Aid from Libya’s neighbors and allies began to trickle in days after a devastating storm ravaged the nation’s northeastern coast, leaving at least 2,300 people dead and as many as 10,000 missing, according to Bloomberg.
Hardest hit by Mediterranean storm Daniel was Derna. A deluge of water swept through the city of 90,000 after two dams broke, washing away buildings and even neighborhoods. Officials in the eastern part of the divided OPEC nation said water levels had reached the fourth or fifth floors of some buildings.
The scale of the destruction and the difficulty of the rescue and relief effort mirrored that in Morocco, where more than 2,900 people have died in the most powerful earthquake to hit the North African country for more than a century.

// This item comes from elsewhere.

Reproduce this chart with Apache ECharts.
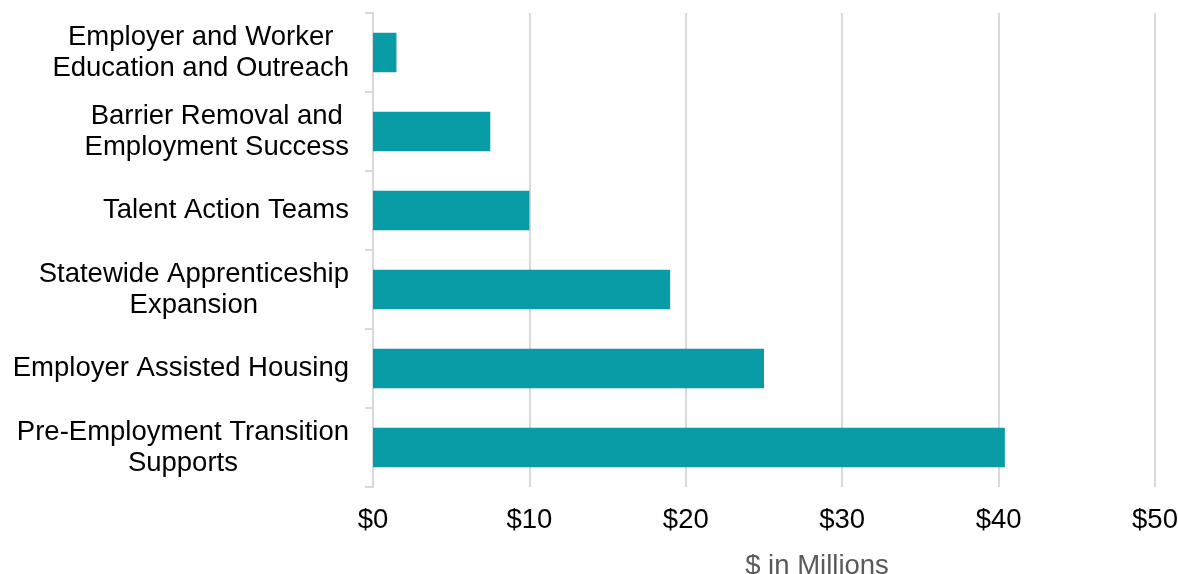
<!DOCTYPE html>
<html>
<head>
<meta charset="utf-8">
<script src="https://cdn.jsdelivr.net/npm/echarts@6/dist/echarts.min.js"></script>
<style>
  html, body { margin: 0; padding: 0; background: #fff; }
  #chart { width: 1178px; height: 574px; }
</style>
</head>
<body>
<div id="chart"></div>
<script>
// Program funding, $ in millions
const categories = [
  'Employer and Worker\nEducation and Outreach',
  'Barrier Removal and\nEmployment Success',
  'Talent Action Teams',
  'Statewide Apprenticeship\nExpansion',
  'Employer Assisted Housing',
  'Pre-Employment Transition\nSupports'
];
const funding = [1.5, 7.5, 10, 19, 25, 40.4];
const xTicks = { min: 0, max: 50, interval: 10 };
const axisTitle = '$ in Millions';

const FONT = '"Liberation Sans", Arial, sans-serif';
const GRID_GREY = '#d9d9d9';
const LABEL_SIZE = 27.5;

// Each line of a category label is centred within its block; the block is right-aligned to the axis.
const centredLines = s => s.split('\n').map(line => '{c|' + line.trim() + '}').join('\n');

const chart = echarts.init(document.getElementById('chart'), null, { renderer: 'canvas' });
chart.setOption({
  backgroundColor: '#ffffff',
  animation: false,
  grid: { left: 373, right: 23, top: 13, bottom: 87, containLabel: false, outerBoundsMode: 'none' },
  xAxis: {
    type: 'value',
    min: xTicks.min,
    max: xTicks.max,
    interval: xTicks.interval,
    axisLine: { show: false },
    axisTick: { show: false },
    splitLine: { show: true, lineStyle: { color: GRID_GREY, width: 2 } },
    axisLabel: {
      formatter: v => '$' + v,
      color: '#000000',
      fontFamily: FONT,
      fontSize: LABEL_SIZE,
      lineHeight: 28,
      margin: 19
    },
    name: axisTitle,
    nameLocation: 'middle',
    nameGap: 65,
    nameTextStyle: {
      color: '#595959',
      fontFamily: FONT,
      fontSize: LABEL_SIZE,
      lineHeight: 28,
      padding: [0, 0, 0, 106]
    }
  },
  yAxis: {
    type: 'category',
    data: categories,
    inverse: true,
    axisLine: { show: true, lineStyle: { color: GRID_GREY, width: 2 } },
    axisTick: { show: true, length: 8, lineStyle: { color: GRID_GREY, width: 2 } },
    axisLabel: {
      formatter: centredLines,
      color: '#000000',
      fontFamily: FONT,
      fontSize: LABEL_SIZE,
      lineHeight: 31,
      margin: 24,
      align: 'right',
      rich: {
        c: {
          align: 'center',
          color: '#000000',
          fontFamily: FONT,
          fontSize: LABEL_SIZE,
          lineHeight: 31
        }
      }
    }
  },
  series: [{
    type: 'bar',
    data: funding,
    barCategoryGap: '50%',
    itemStyle: { color: '#0a9ca6' },
    silent: true
  }]
});
</script>
</body>
</html>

But compounding the challenges in Libya is its long-running political division. Rival administrations in the west and east mean the country, despite its oil wealth, has suffered a dearth of investment in infrastructure and social services.
In a sign of some convergence after the tragedy, those rival governments pledged two billion Libyan dinars ($414 million) in assistance to Derna and other areas affected in the east. Neighboring Egypt dispatched its military chief of staff and other officers, along with relief supplies, while Algeria sent in its interior and health ministers, along with rescue workers, according to Arab state media.
Libya’s situation “is the very definition of a disaster,” Othman Abdel-Jaleel, health minister for Libya’s east, said in a clip carried by Al Masar TV. “The corpses are still scattered” in various hospitals awaiting identification.
Libyan officials have put the death toll at no less than 2,300 people so far and said the number missing was anywhere from 5,000 to 9,000 — with that higher estimate equating to roughly 10% of Derna’s population. Libya’s envoy to the International Federation of Red Cross and Red Crescent Societies told reporters in Geneva about 10,000 people were unaccounted for.
The death toll from storm Daniel has surpassed that of Hurricane Katrina, which struck the Gulf coast of the US in 2005 and left over 1,800 dead - making it the second deadliest storm in American modern history.
Khalifa Haftar, who heads the most powerful military force in Libya’s east, said rescue efforts were underway. The Libyan National Army, which he heads, said Tuesday that 25%-45% of Derna had disappeared, according to Arab satellite channel Arabiya.
In an apparent effort to deflect potential blame in Derna, the LNA said it had issued repeated warnings in the area about the storm.